> Exercise details
Output exactly the lines from the first one down to the line containing "-0.6, -0.85, -0.45, -0.45, -0.55, -0.35]", inclusive.
* START Rows *
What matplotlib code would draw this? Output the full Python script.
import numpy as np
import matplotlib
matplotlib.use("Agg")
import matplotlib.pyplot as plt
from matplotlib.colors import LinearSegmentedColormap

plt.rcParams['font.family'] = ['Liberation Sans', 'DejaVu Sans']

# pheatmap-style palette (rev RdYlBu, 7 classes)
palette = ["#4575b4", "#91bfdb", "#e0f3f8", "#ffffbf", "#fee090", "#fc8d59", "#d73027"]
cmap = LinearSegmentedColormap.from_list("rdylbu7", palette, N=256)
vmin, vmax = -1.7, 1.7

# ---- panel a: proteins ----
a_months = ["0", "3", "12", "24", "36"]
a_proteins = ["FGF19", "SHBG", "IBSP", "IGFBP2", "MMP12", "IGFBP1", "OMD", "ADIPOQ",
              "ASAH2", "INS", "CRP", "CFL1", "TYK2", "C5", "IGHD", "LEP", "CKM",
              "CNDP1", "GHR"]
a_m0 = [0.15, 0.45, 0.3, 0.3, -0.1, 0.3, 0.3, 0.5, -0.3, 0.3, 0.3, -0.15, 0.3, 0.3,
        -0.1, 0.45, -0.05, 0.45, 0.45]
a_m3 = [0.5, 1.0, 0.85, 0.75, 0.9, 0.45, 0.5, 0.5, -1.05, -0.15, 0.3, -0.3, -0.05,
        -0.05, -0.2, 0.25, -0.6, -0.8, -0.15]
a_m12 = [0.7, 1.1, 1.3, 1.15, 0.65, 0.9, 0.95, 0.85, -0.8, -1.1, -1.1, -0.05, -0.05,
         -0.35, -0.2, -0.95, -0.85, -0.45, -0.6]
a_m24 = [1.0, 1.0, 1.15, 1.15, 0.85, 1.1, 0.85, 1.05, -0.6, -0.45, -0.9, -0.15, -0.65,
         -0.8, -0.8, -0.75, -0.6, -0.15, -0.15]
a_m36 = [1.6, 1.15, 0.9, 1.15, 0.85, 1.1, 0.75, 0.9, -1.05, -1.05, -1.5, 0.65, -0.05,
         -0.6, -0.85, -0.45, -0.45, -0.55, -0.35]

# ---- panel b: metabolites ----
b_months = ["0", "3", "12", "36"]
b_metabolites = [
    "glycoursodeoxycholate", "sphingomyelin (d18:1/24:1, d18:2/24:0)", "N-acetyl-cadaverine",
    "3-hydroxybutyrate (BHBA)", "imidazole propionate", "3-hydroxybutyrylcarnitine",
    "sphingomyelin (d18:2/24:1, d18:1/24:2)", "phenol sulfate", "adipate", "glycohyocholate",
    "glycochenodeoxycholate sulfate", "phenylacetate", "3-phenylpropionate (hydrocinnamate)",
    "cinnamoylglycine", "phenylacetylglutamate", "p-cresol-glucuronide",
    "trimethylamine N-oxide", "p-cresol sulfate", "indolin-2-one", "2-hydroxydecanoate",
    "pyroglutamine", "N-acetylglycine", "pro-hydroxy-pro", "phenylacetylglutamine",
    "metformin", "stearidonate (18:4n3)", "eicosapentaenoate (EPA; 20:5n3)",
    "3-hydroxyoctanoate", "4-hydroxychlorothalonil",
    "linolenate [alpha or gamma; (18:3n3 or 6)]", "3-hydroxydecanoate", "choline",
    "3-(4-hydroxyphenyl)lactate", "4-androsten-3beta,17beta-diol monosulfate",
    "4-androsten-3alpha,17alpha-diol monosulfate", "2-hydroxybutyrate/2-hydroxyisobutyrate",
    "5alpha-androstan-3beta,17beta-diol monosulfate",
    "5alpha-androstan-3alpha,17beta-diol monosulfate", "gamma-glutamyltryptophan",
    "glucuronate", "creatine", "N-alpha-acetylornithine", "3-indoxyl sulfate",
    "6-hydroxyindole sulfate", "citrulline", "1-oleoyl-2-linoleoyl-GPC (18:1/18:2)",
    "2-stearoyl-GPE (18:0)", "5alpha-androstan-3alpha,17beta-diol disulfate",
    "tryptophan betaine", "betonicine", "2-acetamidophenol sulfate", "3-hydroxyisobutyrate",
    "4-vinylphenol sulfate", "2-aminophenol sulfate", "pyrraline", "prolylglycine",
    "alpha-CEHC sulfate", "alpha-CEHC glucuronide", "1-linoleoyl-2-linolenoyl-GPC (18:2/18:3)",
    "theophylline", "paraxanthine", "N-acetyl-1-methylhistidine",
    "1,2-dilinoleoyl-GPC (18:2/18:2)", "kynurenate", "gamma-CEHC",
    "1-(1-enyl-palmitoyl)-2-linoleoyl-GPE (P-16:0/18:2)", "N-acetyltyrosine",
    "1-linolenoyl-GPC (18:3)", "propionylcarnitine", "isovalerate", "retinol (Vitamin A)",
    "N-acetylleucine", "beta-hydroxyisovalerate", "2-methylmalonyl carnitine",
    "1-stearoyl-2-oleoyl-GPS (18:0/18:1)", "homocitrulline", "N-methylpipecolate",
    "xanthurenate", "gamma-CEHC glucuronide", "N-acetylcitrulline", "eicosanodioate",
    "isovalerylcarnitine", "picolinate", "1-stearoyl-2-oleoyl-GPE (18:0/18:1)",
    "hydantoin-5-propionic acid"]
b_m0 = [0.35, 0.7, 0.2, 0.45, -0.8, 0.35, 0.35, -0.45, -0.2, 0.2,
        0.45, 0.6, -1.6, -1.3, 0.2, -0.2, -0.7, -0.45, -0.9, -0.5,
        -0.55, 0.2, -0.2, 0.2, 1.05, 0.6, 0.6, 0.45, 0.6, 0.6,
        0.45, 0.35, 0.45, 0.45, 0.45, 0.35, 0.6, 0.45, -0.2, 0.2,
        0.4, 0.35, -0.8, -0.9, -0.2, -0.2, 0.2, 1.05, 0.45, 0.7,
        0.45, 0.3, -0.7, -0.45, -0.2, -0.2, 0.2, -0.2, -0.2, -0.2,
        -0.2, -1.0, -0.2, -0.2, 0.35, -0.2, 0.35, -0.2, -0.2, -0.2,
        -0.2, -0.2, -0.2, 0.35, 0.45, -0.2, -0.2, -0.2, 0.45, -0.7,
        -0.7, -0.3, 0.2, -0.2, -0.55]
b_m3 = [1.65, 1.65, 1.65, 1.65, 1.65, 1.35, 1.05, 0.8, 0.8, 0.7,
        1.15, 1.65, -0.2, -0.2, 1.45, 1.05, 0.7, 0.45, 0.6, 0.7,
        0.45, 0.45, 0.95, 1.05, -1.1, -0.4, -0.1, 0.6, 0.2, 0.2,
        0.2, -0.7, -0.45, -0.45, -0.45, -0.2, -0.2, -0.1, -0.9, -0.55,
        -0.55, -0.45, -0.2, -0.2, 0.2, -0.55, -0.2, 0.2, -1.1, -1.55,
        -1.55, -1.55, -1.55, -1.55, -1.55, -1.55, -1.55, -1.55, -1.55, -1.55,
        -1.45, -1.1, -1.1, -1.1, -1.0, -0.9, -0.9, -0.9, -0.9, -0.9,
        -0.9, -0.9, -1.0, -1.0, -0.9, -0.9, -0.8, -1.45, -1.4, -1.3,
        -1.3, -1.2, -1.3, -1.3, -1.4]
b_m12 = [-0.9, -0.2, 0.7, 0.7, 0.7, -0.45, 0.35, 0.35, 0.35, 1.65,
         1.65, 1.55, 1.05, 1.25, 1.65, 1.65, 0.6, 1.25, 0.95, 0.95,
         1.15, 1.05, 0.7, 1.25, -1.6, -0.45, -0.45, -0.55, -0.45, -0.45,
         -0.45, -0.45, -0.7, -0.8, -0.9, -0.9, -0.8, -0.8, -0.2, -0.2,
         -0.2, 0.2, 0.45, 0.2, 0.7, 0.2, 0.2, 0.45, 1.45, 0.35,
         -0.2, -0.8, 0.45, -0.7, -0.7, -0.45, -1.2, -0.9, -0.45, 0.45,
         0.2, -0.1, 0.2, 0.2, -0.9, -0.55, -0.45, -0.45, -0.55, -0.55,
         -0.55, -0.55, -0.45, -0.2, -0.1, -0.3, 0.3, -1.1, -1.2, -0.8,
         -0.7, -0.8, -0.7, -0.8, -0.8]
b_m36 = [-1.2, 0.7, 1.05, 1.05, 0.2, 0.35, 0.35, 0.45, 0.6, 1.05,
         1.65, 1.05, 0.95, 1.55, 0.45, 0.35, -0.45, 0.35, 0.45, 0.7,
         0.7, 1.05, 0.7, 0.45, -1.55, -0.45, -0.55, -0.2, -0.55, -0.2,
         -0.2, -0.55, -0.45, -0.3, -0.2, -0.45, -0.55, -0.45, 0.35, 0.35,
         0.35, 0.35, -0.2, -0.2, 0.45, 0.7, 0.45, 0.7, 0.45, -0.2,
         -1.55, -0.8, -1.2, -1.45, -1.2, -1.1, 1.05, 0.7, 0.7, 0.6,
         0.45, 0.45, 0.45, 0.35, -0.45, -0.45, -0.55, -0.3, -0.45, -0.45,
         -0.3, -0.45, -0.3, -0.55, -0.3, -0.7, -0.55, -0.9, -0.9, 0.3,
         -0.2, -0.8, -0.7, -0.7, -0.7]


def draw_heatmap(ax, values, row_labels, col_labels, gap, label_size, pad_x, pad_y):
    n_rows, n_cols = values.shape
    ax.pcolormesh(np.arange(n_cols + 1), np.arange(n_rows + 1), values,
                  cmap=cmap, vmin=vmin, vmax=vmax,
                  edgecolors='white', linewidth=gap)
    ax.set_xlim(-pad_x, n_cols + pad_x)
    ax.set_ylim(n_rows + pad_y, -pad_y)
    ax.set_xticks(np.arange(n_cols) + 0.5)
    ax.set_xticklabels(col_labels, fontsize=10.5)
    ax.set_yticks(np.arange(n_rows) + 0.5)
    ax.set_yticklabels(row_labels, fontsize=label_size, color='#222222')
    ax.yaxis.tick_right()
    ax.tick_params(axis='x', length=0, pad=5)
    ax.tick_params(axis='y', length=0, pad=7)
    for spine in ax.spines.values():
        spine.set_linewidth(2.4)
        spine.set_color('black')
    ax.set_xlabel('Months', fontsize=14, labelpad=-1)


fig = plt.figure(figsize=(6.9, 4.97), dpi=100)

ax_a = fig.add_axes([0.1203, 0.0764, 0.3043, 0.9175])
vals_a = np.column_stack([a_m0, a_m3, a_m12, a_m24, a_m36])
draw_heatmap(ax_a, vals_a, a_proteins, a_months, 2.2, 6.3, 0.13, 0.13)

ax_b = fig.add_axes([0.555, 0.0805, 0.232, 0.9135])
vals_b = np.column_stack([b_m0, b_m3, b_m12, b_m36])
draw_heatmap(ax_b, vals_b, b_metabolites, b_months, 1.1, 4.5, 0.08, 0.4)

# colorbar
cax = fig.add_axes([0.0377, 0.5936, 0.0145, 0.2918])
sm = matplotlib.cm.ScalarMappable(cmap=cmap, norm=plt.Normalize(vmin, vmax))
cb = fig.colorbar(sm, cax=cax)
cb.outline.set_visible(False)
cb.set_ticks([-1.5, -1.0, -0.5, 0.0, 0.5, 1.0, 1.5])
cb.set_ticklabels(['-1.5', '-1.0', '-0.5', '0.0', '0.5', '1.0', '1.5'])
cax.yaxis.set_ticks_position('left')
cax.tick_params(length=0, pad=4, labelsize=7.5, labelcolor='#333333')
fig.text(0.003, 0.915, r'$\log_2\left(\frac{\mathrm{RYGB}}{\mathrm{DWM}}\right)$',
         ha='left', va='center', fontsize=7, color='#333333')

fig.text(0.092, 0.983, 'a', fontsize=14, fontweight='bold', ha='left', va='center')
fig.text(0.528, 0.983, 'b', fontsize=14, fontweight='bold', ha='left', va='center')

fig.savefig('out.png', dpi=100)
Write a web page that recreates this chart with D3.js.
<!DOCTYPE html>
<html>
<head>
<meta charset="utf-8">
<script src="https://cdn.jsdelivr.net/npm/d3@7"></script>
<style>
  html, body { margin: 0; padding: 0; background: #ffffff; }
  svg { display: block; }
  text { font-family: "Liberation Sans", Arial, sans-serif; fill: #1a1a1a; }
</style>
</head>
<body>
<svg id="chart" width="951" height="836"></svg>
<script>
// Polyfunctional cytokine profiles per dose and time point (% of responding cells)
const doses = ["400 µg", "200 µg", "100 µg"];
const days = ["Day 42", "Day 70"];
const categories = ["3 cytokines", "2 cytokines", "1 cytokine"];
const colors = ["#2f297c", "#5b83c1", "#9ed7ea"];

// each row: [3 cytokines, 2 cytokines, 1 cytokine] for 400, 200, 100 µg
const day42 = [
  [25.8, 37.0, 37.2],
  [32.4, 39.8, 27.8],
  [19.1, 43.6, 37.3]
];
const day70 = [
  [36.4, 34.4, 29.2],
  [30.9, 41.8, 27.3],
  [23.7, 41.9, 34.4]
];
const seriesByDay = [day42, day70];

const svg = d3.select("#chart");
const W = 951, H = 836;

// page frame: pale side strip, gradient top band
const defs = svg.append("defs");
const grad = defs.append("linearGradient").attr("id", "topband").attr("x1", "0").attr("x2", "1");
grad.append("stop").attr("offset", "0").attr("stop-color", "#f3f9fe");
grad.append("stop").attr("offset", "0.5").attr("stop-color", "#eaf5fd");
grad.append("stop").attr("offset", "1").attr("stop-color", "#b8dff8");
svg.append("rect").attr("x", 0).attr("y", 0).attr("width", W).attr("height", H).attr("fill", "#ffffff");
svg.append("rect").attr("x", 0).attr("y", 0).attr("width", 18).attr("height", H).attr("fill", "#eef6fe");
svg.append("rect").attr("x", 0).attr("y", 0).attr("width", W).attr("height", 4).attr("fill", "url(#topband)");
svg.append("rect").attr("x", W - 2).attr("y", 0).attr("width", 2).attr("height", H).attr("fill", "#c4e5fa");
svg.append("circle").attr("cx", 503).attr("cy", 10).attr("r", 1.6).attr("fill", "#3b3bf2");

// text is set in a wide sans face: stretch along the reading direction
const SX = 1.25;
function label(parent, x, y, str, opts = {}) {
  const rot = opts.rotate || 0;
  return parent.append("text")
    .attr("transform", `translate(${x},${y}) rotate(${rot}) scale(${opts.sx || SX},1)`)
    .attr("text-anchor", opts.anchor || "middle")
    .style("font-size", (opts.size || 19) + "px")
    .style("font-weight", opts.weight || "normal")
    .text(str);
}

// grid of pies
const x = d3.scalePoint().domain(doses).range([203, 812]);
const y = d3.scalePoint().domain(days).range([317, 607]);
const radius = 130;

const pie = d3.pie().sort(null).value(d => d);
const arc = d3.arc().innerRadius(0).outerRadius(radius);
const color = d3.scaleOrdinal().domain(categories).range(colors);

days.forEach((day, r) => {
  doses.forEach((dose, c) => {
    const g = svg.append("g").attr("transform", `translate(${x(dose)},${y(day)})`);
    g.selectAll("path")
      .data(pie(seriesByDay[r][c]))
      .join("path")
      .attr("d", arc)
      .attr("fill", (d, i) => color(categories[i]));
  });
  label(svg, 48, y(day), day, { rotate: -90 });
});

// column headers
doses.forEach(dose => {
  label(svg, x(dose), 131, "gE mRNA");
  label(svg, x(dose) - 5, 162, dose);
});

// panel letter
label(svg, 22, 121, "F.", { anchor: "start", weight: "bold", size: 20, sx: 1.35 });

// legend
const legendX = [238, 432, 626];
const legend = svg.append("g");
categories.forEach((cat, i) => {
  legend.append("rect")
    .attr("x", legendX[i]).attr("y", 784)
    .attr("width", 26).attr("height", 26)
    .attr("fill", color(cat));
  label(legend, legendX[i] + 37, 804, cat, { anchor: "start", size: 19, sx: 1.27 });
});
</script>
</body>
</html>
* END Rows *
> Correct result
What matplotlib code would draw this? Output the full Python script.
import numpy as np
import matplotlib
matplotlib.use("Agg")
import matplotlib.pyplot as plt
from matplotlib.colors import LinearSegmentedColormap

plt.rcParams['font.family'] = ['Liberation Sans', 'DejaVu Sans']

# pheatmap-style palette (rev RdYlBu, 7 classes)
palette = ["#4575b4", "#91bfdb", "#e0f3f8", "#ffffbf", "#fee090", "#fc8d59", "#d73027"]
cmap = LinearSegmentedColormap.from_list("rdylbu7", palette, N=256)
vmin, vmax = -1.7, 1.7

# ---- panel a: proteins ----
a_months = ["0", "3", "12", "24", "36"]
a_proteins = ["FGF19", "SHBG", "IBSP", "IGFBP2", "MMP12", "IGFBP1", "OMD", "ADIPOQ",
              "ASAH2", "INS", "CRP", "CFL1", "TYK2", "C5", "IGHD", "LEP", "CKM",
              "CNDP1", "GHR"]
a_m0 = [0.15, 0.45, 0.3, 0.3, -0.1, 0.3, 0.3, 0.5, -0.3, 0.3, 0.3, -0.15, 0.3, 0.3,
        -0.1, 0.45, -0.05, 0.45, 0.45]
a_m3 = [0.5, 1.0, 0.85, 0.75, 0.9, 0.45, 0.5, 0.5, -1.05, -0.15, 0.3, -0.3, -0.05,
        -0.05, -0.2, 0.25, -0.6, -0.8, -0.15]
a_m12 = [0.7, 1.1, 1.3, 1.15, 0.65, 0.9, 0.95, 0.85, -0.8, -1.1, -1.1, -0.05, -0.05,
         -0.35, -0.2, -0.95, -0.85, -0.45, -0.6]
a_m24 = [1.0, 1.0, 1.15, 1.15, 0.85, 1.1, 0.85, 1.05, -0.6, -0.45, -0.9, -0.15, -0.65,
         -0.8, -0.8, -0.75, -0.6, -0.15, -0.15]
a_m36 = [1.6, 1.15, 0.9, 1.15, 0.85, 1.1, 0.75, 0.9, -1.05, -1.05, -1.5, 0.65, -0.05,
         -0.6, -0.85, -0.45, -0.45, -0.55, -0.35]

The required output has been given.